Last Revised: 09/25/13 09:14:23 PM

THE BUKOVINA INSTITUTE (AUGSBURG, GERMANY)

 ESTABLISHMENT, TASKS, RESEARCH EMPHASIS

 by Dr. Ortfried Kotzian

( Published in Jahresprogramm Bukowina-Institut 2000. Thematischer Jahresschwerpunkt: 60 Jahre Umsiedlung der Deutschen aus der Bukovina, pp. 5-6, translated by Dr. Sophie A. Welisch.)

 

After years of intensive preparation, the “Center for the Research of the History and Culture of Bukovina, the Bukovina Institute, Documentation and Research Center of the Bukovina Germans, Augsburg,” was founded on July 27, 1988 in the House of the District of Swabia, Hafnerberg 10 in Augsburg, the sponsoring institution. Presently affiliated with it, aside from Bukovinian and Swabian scholars, are also five institutions: the Alfred-Gong Society, the District of Swabia, the Association of Bukovina Germans, the Raimund Friedrich Kaindl Society, and the Swabian Research Community. The founding session determined the composition of the board and elected Professor Dr. Johannes Hampel, at that time deacon of the Department of Philosophy of the University of Augsburg, as chairperson of the affiliated associations.

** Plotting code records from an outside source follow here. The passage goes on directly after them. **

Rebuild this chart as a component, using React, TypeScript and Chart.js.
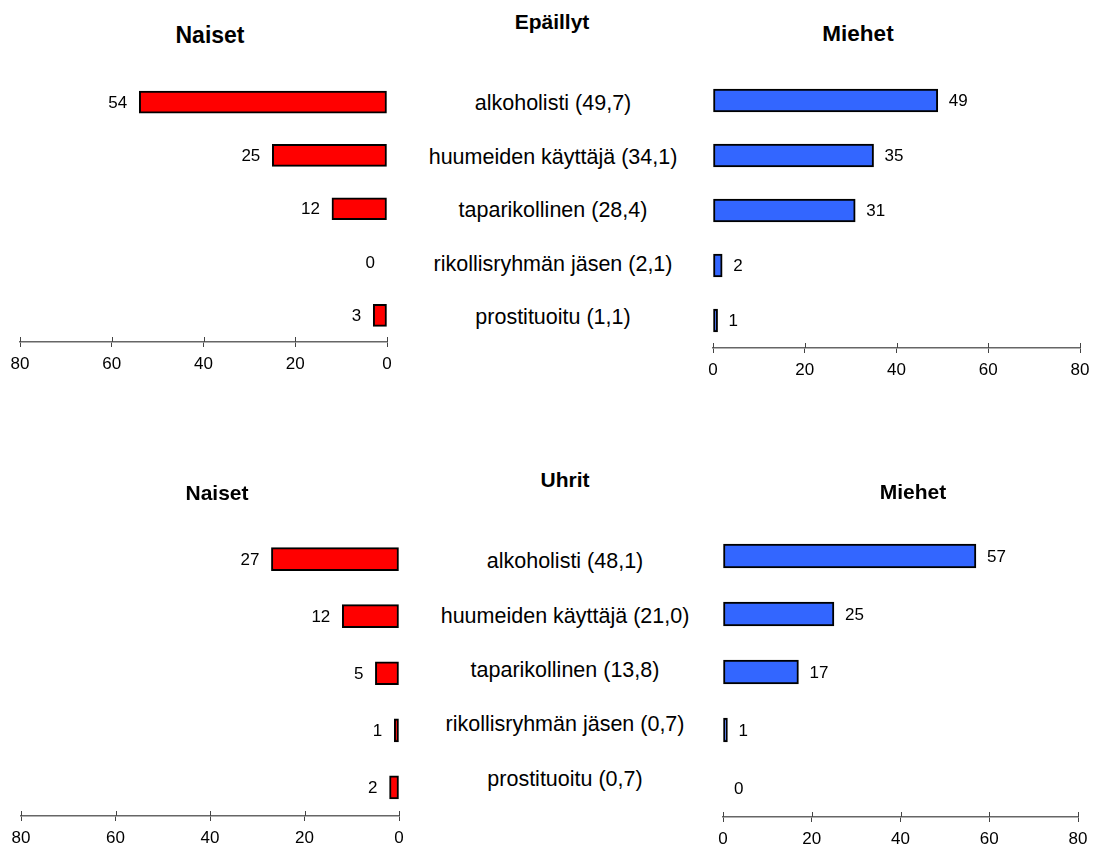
import React, { useEffect, useRef } from "react";
import { Chart, registerables } from "chart.js";

Chart.register(...registerables);

const categories = [
  "alkoholisti",
  "huumeiden käyttäjä",
  "taparikollinen",
  "rikollisryhmän jäsen",
  "prostituoitu",
];
const suspectsWomen = [54, 25, 12, 0, 3];
const suspectsMen = [49, 35, 31, 2, 1];
const suspectsShares = ["49,7", "34,1", "28,4", "2,1", "1,1"];
const victimsWomen = [27, 12, 5, 1, 2];
const victimsMen = [57, 25, 17, 1, 0];
const victimsShares = ["48,1", "21,0", "13,8", "0,7", "0,7"];
const axisMin = 0;
const axisMax = 80;
const axisStep = 20;

const FONT = "'Liberation Sans', Arial, Helvetica, sans-serif";
const RED = "#FF0000";
const BLUE = "#3366FF";

type Panel = {
  values: number[];
  color: string;
  reverse: boolean;
  canvas: { x: number; y: number; w: number; h: number };
  area: { left: number; right: number; top: number; bottom: number };
  thickness: number;
};

const AXIS_H = 28;

const valueLabels = {
  id: "valueLabels",
  afterDatasetsDraw(chart: any) {
    const ctx = chart.ctx;
    const meta = chart.getDatasetMeta(0);
    const data = chart.data.datasets[0].data as number[];
    const reverse = chart.options.scales.x.reverse;
    ctx.save();
    ctx.font = `17px ${FONT}`;
    ctx.fillStyle = "#000";
    ctx.textBaseline = "middle";
    meta.data.forEach((bar: any, i: number) => {
      if (reverse) {
        ctx.textAlign = "right";
        ctx.fillText(String(data[i]), bar.x - 12, bar.y + 1);
      } else {
        ctx.textAlign = "left";
        ctx.fillText(String(data[i]), bar.x + 11, bar.y + 1);
      }
    });
    ctx.restore();
  },
};

const tickUp = {
  id: "tickUp",
  afterDraw(chart: any) {
    const s = chart.scales.x;
    const ctx = chart.ctx;
    ctx.save();
    ctx.strokeStyle = "#444";
    ctx.lineWidth = 1;
    s.ticks.forEach((t: any) => {
      const px = Math.round(s.getPixelForValue(t.value)) + 0.5;
      ctx.beginPath();
      ctx.moveTo(px, s.top - 5);
      ctx.lineTo(px, s.top);
      ctx.stroke();
    });
    ctx.restore();
  },
};

function BarPanel({ p }: { p: Panel }) {
  const ref = useRef<HTMLCanvasElement>(null);
  useEffect(() => {
    if (!ref.current) return;
    const { canvas, area } = p;
    const chart = new Chart(ref.current, {
      type: "bar",
      data: {
        labels: categories,
        datasets: [
          {
            data: p.values,
            backgroundColor: p.color,
            borderColor: "#000",
            borderWidth: 2,
            borderSkipped: false,
            barThickness: p.thickness,
          },
        ],
      },
      options: {
        indexAxis: "y",
        responsive: false,
        animation: false,
        events: [],
        layout: {
          padding: {
            left: area.left - canvas.x,
            right: canvas.x + canvas.w - area.right,
            top: area.top - canvas.y,
            bottom: canvas.y + canvas.h - area.bottom - AXIS_H,
          },
        },
        plugins: {
          legend: { display: false },
          tooltip: { enabled: false },
          title: { display: false },
        },
        scales: {
          x: {
            min: axisMin,
            max: axisMax,
            reverse: p.reverse,
            ticks: {
              stepSize: axisStep,
              color: "#000",
              padding: 7,
              font: { family: FONT, size: 17 },
              maxRotation: 0,
            },
            grid: {
              drawOnChartArea: false,
              drawTicks: true,
              tickLength: 5,
              color: "#444",
              lineWidth: 1,
            },
            border: { display: true, color: "#666", width: 1.5 },
            afterFit: (s: any) => {
              s.height = AXIS_H;
            },
          },
          y: { display: false },
        },
      } as any,
      plugins: [valueLabels, tickUp],
    });
    return () => chart.destroy();
  }, [p]);
  return (
    <canvas
      ref={ref}
      width={p.canvas.w}
      height={p.canvas.h}
      style={{
        position: "absolute",
        left: p.canvas.x,
        top: p.canvas.y,
        width: p.canvas.w,
        height: p.canvas.h,
      }}
    />
  );
}

const panels: Panel[] = [
  {
    values: suspectsWomen,
    color: RED,
    reverse: true,
    canvas: { x: 0, y: 50, w: 420, h: 350 },
    area: { left: 20, right: 387, top: 75.5, bottom: 342 },
    thickness: 22,
  },
  {
    values: suspectsMen,
    color: BLUE,
    reverse: false,
    canvas: { x: 690, y: 50, w: 407, h: 350 },
    area: { left: 713, right: 1080, top: 73, bottom: 348 },
    thickness: 23,
  },
  {
    values: victimsWomen,
    color: RED,
    reverse: true,
    canvas: { x: 0, y: 500, w: 420, h: 346 },
    area: { left: 21, right: 399, top: 530.5, bottom: 816 },
    thickness: 23,
  },
  {
    values: victimsMen,
    color: BLUE,
    reverse: false,
    canvas: { x: 690, y: 500, w: 407, h: 346 },
    area: { left: 723, right: 1078, top: 527, bottom: 817 },
    thickness: 24,
  },
];

function Text({
  x,
  y,
  size,
  bold,
  children,
}: {
  x: number;
  y: number;
  size: number;
  bold?: boolean;
  children: React.ReactNode;
}) {
  return (
    <div
      style={{
        position: "absolute",
        left: x,
        top: y,
        transform: "translate(-50%, -50%)",
        fontFamily: FONT,
        fontSize: size,
        fontWeight: bold ? 700 : 400,
        lineHeight: 1,
        whiteSpace: "nowrap",
        color: "#000",
      }}
    >
      {children}
    </div>
  );
}

const topLabelYs = [104, 158, 211, 265, 318];
const bottomLabelYs = [562, 617, 671, 725, 780];

export default function App() {
  return (
    <div
      style={{
        position: "fixed",
        left: 0,
        top: 0,
        width: 1097,
        height: 846,
        overflow: "hidden",
        background: "#fff",
      }}
    >
      {panels.map((p, i) => (
        <BarPanel key={i} p={p} />
      ))}
      <Text x={210} y={35} size={23} bold>
        Naiset
      </Text>
      <Text x={552} y={21} size={21} bold>
        Epäillyt
      </Text>
      <Text x={858} y={34} size={22.5} bold>
        Miehet
      </Text>
      {categories.map((c, i) => (
        <Text key={"t" + i} x={553} y={topLabelYs[i]} size={21.5}>
          {`${c} (${suspectsShares[i]})`}
        </Text>
      ))}
      <Text x={217} y={492} size={21} bold>
        Naiset
      </Text>
      <Text x={565} y={479} size={21} bold>
        Uhrit
      </Text>
      <Text x={913} y={491} size={21} bold>
        Miehet
      </Text>
      {categories.map((c, i) => (
        <Text key={"b" + i} x={565} y={bottomLabelYs[i]} size={21.5}>
          {`${c} (${victimsShares[i]})`}
        </Text>
      ))}
    </div>
  );
}
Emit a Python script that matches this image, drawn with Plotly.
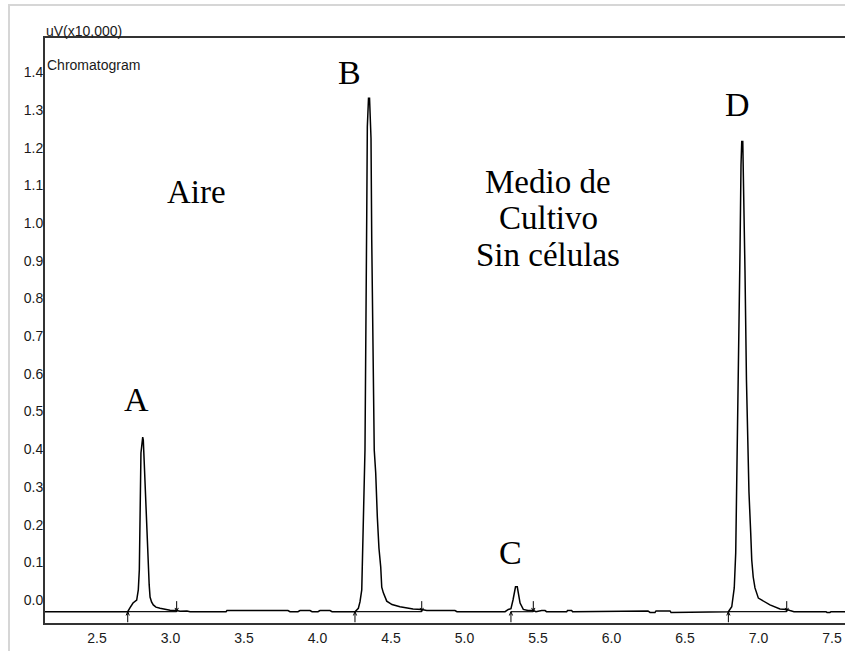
import plotly.graph_objects as go

# ---- chromatogram trace: retention time (min) and detector signal (uV x10,000) ----
lead_t = [2.10, 2.709]
lead_v = [-0.031, -0.031]

peak_a_t = [2.724, 2.745, 2.770, 2.781, 2.788, 2.793, 2.799, 2.811, 2.815, 2.822, 2.833,
            2.844, 2.850, 2.855, 2.861, 2.871, 2.883, 2.901, 2.929, 2.963, 2.997, 3.042, 3.065]
peak_a_v = [-0.021, -0.008, 0.000, 0.027, 0.080, 0.244, 0.390, 0.432, 0.424, 0.358, 0.239,
            0.141, 0.080, 0.040, 0.008, -0.005, -0.013, -0.019, -0.022, -0.025, -0.027, -0.028, -0.030]

gap_ab_t = [3.112, 3.133, 3.378, 3.384, 3.799, 3.813, 3.867, 3.881, 3.949, 3.963, 4.003, 4.017, 4.085, 4.099]
gap_ab_v = [-0.029, -0.031, -0.031, -0.028, -0.028, -0.031, -0.031, -0.028, -0.028, -0.031, -0.031, -0.028, -0.028, -0.031]

peak_b_t = [4.235, 4.255, 4.278, 4.289, 4.301, 4.307, 4.318, 4.323, 4.335, 4.339, 4.347, 4.354,
            4.364, 4.369, 4.386, 4.396, 4.407, 4.418, 4.430, 4.437, 4.448, 4.471, 4.507, 4.561,
            4.650, 4.709, 4.743]
peak_b_v = [-0.031, -0.031, -0.022, -0.005, 0.027, 0.138, 0.363, 0.398, 1.021, 1.255, 1.331, 1.331,
            1.225, 0.955, 0.398, 0.337, 0.220, 0.138, 0.088, 0.034, 0.019, -0.003, -0.012, -0.018,
            -0.024, -0.025, -0.028]

gap_bc_t = [4.935, 4.949]
gap_bc_v = [-0.028, -0.031]

peak_c_t = [5.276, 5.298, 5.316, 5.330, 5.340, 5.347, 5.359, 5.367, 5.378, 5.400, 5.432, 5.468, 5.486]
peak_c_v = [-0.031, -0.025, -0.023, 0.000, 0.027, 0.035, 0.035, 0.019, -0.008, -0.025, -0.028, -0.028, -0.031]

gap_cd_t = [5.525, 5.548, 5.558, 5.695, 5.701, 5.729, 5.735, 5.806, 5.813, 6.248, 6.262, 6.296,
            6.303, 6.398, 6.405, 6.780]
gap_cd_v = [-0.028, -0.028, -0.031, -0.031, -0.028, -0.028, -0.031, -0.031, -0.029, -0.029, -0.033, -0.033,
            -0.029, -0.029, -0.033, -0.033]

peak_d_t = [6.795, 6.818, 6.829, 6.835, 6.845, 6.852, 6.859, 6.874, 6.881, 6.886, 6.893, 6.897,
            6.908, 6.918, 6.927, 6.935, 6.947, 6.954, 6.964, 6.976, 6.999, 7.031, 7.078, 7.146,
            7.192, 7.214, 7.241]
peak_d_v = [-0.031, -0.018, 0.009, 0.032, 0.125, 0.318, 0.398, 0.920, 1.154, 1.216, 1.216, 1.088,
            0.875, 0.584, 0.398, 0.287, 0.178, 0.106, 0.061, 0.032, 0.005, -0.003, -0.013, -0.024,
            -0.025, -0.028, -0.031]

tail_t = [7.459, 7.466, 7.486, 7.493, 7.65]
tail_v = [-0.031, -0.033, -0.033, -0.031, -0.031]

# ---- integration marks: peak start / end times and baseline level ----
peak_start = [2.709, 4.255, 5.316, 6.795]
peak_end = [3.042, 4.709, 5.468, 7.192]
baseline_level = -0.031

# ---- peak labels and text ----
peak_names = ["A", "B", "C", "D"]
label_t = [2.772, 4.221, 5.310, 6.854]
label_v = [0.531, 1.398, 0.125, 1.313]

note_lines = ["Aire", "Medio de", "Cultivo", "Sin células"]
note_t = [3.180, 5.568, 5.568, 5.568]
note_v = [1.082, 1.109, 1.013, 0.915]

# ---- axes ----
x_ticks = [2.5, 3.0, 3.5, 4.0, 4.5, 5.0, 5.5, 6.0, 6.5, 7.0, 7.5]
x_ticktext = ["2.5", "3.0", "3.5", "4.0", "4.5", "5.0", "5.5", "6.0", "6.5", "7.0", "7.5"]
y_ticks = [0.0, 0.1, 0.2, 0.3, 0.4, 0.5, 0.6, 0.7, 0.8, 0.9, 1.0, 1.1, 1.2, 1.3, 1.4]
y_ticktext = ["0.0", "0.1", "0.2", "0.3", "0.4", "0.5", "0.6", "0.7", "0.8", "0.9",
              "1.0", "1.1", "1.2", "1.3", "1.4"]

time_min = lead_t + peak_a_t + gap_ab_t + peak_b_t + gap_bc_t + peak_c_t + gap_cd_t + peak_d_t + tail_t
signal = lead_v + peak_a_v + gap_ab_v + peak_b_v + gap_bc_v + peak_c_v + gap_cd_v + peak_d_v + tail_v

W, H = 845, 651
ML, MR, MT, MB = 45, 0, 38, 28
PW, PH = W - ML - MR, H - MT - MB

TICK_FONT = dict(family="Liberation Sans, Arial, sans-serif", size=14, color="#1a1a1a")
SERIF = "Liberation Serif, Times New Roman, serif"

# size of the start/end arrow glyphs, in axis units
ARROW_LEN = 0.028
HEAD_DX = 0.011
HEAD_DY = 0.010

fig = go.Figure()

# integration baselines under each peak
base_x, base_y = [], []
for s, e in zip(peak_start, peak_end):
    base_x += [s, e, None]
    base_y += [baseline_level, baseline_level, None]
fig.add_trace(go.Scatter(x=base_x, y=base_y, mode="lines",
                         line=dict(color="#111111", width=1.2), hoverinfo="skip"))

fig.add_trace(go.Scatter(x=time_min, y=signal, mode="lines",
                         line=dict(color="#000000", width=1.5), hoverinfo="skip"))

# peak start arrows (pointing up to the baseline) and end arrows (pointing down)
arr_x, arr_y = [], []
for s in peak_start:
    b = baseline_level
    arr_x += [s, s, None, s - HEAD_DX, s, s + HEAD_DX, None]
    arr_y += [b - ARROW_LEN, b, None, b - HEAD_DY, b, b - HEAD_DY, None]
for e in peak_end:
    b = baseline_level
    arr_x += [e, e, None, e - HEAD_DX, e, e + HEAD_DX, None]
    arr_y += [b + ARROW_LEN, b, None, b + HEAD_DY, b, b + HEAD_DY, None]
fig.add_trace(go.Scatter(x=arr_x, y=arr_y, mode="lines", cliponaxis=False,
                         line=dict(color="#000000", width=1), hoverinfo="skip"))

annotations = []
for name, t, v in zip(peak_names, label_t, label_v):
    annotations.append(dict(x=t, y=v, xref="x", yref="y", text=name, showarrow=False,
                            font=dict(family=SERIF, size=34, color="#000000")))
for txt, t, v in zip(note_lines, note_t, note_v):
    annotations.append(dict(x=t, y=v, xref="x", yref="y", text=txt, showarrow=False,
                            align="center",
                            font=dict(family=SERIF, size=33, color="#000000")))

annotations.append(dict(x=0, y=1, xref="paper", yref="paper", text="uV(x10,000)",
                        xanchor="left", yanchor="bottom", showarrow=False, xshift=-1, yshift=-3,
                        font=TICK_FONT))
annotations.append(dict(x=0, y=1, xref="paper", yref="paper", text="Chromatogram",
                        xanchor="left", yanchor="top", showarrow=False, xshift=0, yshift=-17,
                        font=TICK_FONT))

# light outer frame along the top and left of the window
fx = -(ML - 9) / PW
fy_top = (PH + MT - 5) / PH
fy_bot = -(MB + 2) / PH
shapes = [dict(type="path", xref="paper", yref="paper",
               path=f"M {fx} {fy_bot} L {fx} {fy_top} L 1.02 {fy_top}",
               line=dict(color="#d6d6d6", width=2))]

fig.update_layout(
    width=W, height=H,
    margin=dict(l=ML, r=MR, t=MT, b=MB),
    paper_bgcolor="white", plot_bgcolor="white",
    showlegend=False,
    annotations=annotations,
    shapes=shapes,
    xaxis=dict(range=[2.1463, 7.5884], tickvals=x_ticks, ticktext=x_ticktext,
               showgrid=False, zeroline=False, showline=True, mirror=True,
               linecolor="#333333", linewidth=2, ticks="", tickfont=TICK_FONT,
               ticklabelstandoff=1),
    yaxis=dict(range=[-0.061, 1.4907], tickvals=y_ticks, ticktext=y_ticktext,
               showgrid=False, zeroline=False, showline=True, mirror=False,
               linecolor="#333333", linewidth=2, ticks="", tickfont=TICK_FONT,
               ticklabelstandoff=-3),
)

fig.write_html("out.html")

 On November 2, 1988 space for the Bukovina Institute was rented at Alten Postweg 97a, quite near to the University of Augsburg; completion of the facilities took almost one year. The night before turning over the keys of the Bukovina Institute to the president of the Swabian parliament, Dr. Georg Simnacher, the world had changed. On November 9, 1989 the Berlin Wall came down and the revolt in central, east and southeast Europe entered its first stages. The Bukovina Institute now added a new dimension in its tasks. Suddenly its goals assumed completely new perspectives: “research and documentation of the history, and national customs and culture of Bukovina in international and interdisciplinary collaboration with spiritual and secular scholars, in particular with historians, literary and linguistic specialists, folklorists, geographers, sociologists, political scientists as well as theologians of all religious persuasions.”

 The Institute is independent of political or religious affiliations. The scholarly activities of the Bukovina Institute promote research and study with an emphasis on the development of specific aspects of the multi-ethnic and multi-confessional European region of Bukovina.

 In December 1988 the District of Swabia acquired for the Institute the only existing specialized library in the Federal Republic of Germany for the study of the national customs and literature of Bukovina, the so-called Beck Library, which constitutes the kernel of the “East German and East European Library of the Bukovina Institute.”

 Ten years ago, on February 13, 1990, the formal opening and dedication of the Bukovina Institute took place with Dr. Gebhard Glück, at that time the Bavarian  State Minister for Work and Social Order, giving the official speech.

 Because of the altered political and social atmosphere, it was possible in the ten years between 1989 and 1991 to research the topic of  “Bukovina” without problems and restraints. Shortly after the change in Europe the Bukovina Institute Augsburg took up contact with scholars and important personages in Bukovina, sought an exchange with them, and in 1991 sponsored a symposium entitled, “New Perspectives for Bukovina.” Out of this there developed in time an enthusiastic exchange and a fruitful collaboration. With the founding of Bukovina Institutes in Czernowitz and Radautz based on the Augsburg example, other centers for Bukovina research were established, now in Bukovina itself. We view them as our natural partners with which we can accomplish much in close collaboration.

 In the further course of its development the Institute was instrumental in the creation of the European Regional Partnership between the district of Swabia, the region of Czernowitz/Ukraine and the district of Suczawa/Romania, which on May 2, 1997 was ceremonially formalized in the Golden Room of the Augsburg Town Hall.

 In the more than ten years since its founding the Bukovina Institute has become a significant research center on questions pertaining to east central Europe, a center for research on integration and nationality questions, and a site for meeting and cooperation of West and East.